• [Aim of the exercise]:
Give the count of lines in the data that include the string "React", with no added remarks.

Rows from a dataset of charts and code
■ ■ ■ ■ ■
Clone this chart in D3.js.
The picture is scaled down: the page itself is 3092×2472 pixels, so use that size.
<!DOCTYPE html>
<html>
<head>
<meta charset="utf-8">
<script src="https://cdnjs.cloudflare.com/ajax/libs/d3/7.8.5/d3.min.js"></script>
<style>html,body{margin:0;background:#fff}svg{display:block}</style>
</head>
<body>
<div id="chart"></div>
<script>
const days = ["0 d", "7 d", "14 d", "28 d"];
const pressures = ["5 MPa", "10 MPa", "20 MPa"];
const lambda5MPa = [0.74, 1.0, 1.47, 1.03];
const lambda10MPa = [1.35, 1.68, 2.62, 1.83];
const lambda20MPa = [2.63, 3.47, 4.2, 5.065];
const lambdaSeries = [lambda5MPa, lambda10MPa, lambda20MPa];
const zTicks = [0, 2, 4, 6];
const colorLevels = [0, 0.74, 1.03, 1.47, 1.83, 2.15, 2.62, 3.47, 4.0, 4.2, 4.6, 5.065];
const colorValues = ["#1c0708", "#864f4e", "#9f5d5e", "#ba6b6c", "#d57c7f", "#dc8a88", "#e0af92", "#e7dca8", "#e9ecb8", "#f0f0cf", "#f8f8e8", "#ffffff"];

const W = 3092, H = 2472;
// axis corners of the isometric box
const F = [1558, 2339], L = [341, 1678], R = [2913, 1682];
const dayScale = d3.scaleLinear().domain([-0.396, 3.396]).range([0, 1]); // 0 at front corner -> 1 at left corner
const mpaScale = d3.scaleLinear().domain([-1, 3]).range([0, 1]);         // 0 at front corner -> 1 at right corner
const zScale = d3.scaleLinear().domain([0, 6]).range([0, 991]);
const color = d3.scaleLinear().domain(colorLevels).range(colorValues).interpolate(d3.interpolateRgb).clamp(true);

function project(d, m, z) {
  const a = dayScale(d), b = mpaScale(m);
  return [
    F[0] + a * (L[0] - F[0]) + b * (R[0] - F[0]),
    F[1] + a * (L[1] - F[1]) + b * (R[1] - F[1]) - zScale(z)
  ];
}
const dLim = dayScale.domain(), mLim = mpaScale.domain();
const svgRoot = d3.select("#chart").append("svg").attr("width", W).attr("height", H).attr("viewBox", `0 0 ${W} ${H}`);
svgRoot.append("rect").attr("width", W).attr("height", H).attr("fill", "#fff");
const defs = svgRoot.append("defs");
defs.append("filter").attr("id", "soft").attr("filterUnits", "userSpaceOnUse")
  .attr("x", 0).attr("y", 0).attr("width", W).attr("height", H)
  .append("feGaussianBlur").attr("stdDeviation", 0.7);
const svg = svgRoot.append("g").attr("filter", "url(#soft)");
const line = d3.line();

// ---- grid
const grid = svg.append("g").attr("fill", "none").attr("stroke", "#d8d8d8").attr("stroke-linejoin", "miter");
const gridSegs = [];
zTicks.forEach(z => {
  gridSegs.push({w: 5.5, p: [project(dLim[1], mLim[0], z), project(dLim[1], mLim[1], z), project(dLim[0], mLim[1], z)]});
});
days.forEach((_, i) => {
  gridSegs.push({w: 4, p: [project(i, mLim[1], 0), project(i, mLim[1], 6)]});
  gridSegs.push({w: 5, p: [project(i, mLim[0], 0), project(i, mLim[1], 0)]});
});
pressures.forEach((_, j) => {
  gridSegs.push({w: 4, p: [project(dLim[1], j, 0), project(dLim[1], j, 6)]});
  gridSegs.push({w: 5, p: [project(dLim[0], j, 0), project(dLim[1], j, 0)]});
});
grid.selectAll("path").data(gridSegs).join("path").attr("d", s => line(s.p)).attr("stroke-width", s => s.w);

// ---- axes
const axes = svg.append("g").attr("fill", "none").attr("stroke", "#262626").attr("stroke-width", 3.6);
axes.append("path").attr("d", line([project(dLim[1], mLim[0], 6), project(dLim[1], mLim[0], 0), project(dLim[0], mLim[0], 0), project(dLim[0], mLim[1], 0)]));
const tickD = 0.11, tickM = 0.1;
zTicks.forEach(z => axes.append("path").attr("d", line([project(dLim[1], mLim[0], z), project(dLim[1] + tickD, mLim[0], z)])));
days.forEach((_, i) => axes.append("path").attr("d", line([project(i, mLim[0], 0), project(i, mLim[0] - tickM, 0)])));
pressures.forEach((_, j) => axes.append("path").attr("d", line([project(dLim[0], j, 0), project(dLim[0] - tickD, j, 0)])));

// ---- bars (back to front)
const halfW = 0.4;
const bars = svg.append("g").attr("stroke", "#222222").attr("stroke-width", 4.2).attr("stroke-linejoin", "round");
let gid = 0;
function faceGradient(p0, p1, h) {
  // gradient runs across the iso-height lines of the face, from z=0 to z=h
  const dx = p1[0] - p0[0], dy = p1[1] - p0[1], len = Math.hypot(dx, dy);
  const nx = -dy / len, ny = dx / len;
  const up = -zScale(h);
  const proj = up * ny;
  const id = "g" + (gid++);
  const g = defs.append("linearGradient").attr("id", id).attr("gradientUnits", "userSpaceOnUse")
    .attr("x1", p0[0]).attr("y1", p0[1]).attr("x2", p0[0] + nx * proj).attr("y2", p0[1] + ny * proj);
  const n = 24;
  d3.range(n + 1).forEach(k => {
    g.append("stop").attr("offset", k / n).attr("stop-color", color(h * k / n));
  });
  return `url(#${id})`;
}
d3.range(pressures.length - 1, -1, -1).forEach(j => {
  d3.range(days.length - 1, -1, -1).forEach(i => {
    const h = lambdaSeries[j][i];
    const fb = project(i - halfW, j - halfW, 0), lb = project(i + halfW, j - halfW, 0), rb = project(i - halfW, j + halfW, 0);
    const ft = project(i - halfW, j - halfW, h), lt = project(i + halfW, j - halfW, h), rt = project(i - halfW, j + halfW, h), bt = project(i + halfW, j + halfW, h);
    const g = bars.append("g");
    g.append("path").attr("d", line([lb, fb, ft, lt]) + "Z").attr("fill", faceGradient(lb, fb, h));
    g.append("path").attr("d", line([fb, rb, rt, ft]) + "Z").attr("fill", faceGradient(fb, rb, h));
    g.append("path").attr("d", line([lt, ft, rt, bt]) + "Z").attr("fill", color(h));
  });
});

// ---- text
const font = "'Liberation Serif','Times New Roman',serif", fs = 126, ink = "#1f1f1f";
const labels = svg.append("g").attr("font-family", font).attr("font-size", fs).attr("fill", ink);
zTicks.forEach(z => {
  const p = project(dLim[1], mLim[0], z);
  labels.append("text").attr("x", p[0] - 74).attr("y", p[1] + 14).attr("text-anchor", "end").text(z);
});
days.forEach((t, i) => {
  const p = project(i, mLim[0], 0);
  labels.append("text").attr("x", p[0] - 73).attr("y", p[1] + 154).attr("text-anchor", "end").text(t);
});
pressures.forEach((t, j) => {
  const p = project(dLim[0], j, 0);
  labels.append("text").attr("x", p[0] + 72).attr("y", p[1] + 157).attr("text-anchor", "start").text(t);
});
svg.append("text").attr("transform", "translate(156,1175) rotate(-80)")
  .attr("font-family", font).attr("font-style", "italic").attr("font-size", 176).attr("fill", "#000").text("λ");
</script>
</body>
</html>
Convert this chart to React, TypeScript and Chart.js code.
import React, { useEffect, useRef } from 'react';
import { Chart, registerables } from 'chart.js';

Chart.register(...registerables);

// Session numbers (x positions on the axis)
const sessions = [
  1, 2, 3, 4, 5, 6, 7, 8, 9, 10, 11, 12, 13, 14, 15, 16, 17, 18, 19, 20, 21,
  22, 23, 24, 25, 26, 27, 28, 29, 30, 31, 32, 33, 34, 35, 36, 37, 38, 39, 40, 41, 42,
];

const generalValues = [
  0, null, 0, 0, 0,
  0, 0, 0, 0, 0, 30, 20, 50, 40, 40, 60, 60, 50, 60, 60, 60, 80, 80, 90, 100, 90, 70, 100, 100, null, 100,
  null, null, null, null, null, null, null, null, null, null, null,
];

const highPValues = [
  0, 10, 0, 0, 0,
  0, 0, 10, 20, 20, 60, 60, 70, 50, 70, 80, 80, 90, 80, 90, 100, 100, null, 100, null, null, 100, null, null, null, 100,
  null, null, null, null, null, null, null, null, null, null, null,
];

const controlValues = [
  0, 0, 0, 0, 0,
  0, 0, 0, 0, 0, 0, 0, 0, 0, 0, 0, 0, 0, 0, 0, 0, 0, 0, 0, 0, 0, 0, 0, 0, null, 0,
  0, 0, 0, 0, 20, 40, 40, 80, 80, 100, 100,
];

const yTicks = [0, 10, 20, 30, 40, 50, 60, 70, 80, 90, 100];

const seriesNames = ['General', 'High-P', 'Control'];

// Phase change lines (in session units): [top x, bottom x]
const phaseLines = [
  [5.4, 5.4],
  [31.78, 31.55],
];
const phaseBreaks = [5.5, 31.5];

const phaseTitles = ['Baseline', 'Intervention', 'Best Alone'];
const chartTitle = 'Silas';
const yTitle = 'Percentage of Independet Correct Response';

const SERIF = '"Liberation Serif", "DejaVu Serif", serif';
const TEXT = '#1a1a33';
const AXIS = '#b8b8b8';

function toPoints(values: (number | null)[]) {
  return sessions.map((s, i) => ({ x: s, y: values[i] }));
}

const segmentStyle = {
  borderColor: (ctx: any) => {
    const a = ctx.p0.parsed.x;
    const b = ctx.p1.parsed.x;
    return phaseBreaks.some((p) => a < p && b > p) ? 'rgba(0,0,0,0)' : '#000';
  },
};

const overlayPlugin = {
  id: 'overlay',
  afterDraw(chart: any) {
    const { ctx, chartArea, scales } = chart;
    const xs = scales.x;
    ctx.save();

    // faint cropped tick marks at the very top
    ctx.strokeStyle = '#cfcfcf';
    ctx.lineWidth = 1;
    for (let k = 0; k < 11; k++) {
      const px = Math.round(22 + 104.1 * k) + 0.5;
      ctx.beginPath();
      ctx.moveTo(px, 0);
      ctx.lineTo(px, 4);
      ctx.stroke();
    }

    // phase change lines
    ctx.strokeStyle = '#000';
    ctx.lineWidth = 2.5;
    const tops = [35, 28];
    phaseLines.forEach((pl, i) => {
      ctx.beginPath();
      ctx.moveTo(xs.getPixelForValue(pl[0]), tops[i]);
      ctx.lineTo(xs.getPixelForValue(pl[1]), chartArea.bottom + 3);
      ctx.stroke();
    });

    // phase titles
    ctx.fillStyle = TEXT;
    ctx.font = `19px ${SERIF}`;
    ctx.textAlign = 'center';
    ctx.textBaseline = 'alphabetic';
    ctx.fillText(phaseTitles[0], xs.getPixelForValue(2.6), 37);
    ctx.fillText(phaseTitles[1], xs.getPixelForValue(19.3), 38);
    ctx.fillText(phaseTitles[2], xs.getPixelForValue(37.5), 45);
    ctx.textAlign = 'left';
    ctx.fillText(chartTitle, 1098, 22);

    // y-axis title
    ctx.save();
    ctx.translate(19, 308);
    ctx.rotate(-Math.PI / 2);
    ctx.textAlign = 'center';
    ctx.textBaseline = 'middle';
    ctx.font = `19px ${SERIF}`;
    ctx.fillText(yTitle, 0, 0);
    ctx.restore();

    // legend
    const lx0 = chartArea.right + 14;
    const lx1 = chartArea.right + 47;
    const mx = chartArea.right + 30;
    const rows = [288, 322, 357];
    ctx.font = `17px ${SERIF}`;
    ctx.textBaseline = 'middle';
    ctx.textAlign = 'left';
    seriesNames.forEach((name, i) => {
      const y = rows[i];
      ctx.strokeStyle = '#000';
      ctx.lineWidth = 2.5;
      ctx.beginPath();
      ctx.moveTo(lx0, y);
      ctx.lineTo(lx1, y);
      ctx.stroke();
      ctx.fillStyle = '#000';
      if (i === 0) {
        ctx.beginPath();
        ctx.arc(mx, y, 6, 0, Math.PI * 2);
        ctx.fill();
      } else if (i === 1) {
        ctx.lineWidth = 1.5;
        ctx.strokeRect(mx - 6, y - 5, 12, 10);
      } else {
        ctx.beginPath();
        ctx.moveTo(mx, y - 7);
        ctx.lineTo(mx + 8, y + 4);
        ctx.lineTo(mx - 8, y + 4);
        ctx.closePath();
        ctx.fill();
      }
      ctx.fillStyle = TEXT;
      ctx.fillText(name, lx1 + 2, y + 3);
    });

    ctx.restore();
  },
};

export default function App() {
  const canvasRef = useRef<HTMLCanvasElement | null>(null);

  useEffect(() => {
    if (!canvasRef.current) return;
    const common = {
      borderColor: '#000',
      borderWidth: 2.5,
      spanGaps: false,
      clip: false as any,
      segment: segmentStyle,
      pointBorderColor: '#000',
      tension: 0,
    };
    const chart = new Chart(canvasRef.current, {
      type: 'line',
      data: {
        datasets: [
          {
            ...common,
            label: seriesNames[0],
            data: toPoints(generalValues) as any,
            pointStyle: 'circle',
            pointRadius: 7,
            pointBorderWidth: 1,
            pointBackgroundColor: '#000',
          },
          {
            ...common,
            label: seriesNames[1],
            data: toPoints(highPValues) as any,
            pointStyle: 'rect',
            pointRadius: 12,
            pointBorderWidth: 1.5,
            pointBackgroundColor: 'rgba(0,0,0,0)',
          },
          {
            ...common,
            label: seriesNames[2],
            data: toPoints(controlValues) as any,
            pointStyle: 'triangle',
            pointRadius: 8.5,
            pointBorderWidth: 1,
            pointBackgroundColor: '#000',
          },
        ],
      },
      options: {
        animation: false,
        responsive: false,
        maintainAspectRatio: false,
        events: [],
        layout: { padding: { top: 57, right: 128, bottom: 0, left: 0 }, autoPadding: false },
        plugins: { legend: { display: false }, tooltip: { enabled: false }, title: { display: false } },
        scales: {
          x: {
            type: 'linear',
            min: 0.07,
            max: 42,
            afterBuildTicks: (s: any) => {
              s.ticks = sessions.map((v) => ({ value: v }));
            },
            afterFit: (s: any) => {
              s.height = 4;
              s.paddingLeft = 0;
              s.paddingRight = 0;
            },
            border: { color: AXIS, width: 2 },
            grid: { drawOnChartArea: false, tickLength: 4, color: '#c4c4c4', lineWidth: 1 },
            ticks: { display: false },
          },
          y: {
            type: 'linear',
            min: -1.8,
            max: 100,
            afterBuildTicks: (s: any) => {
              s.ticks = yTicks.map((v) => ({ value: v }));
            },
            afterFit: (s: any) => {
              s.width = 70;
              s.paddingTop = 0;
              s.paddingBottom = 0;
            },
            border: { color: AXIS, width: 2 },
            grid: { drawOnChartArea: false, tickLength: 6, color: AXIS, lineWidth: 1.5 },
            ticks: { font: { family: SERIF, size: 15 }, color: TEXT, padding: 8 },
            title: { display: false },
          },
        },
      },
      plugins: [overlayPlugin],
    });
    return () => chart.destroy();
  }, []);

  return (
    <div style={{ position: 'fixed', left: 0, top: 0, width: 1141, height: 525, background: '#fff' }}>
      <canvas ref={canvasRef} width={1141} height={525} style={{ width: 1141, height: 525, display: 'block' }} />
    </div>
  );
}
■ ■ ■ ■ ■
• [Final result]:
2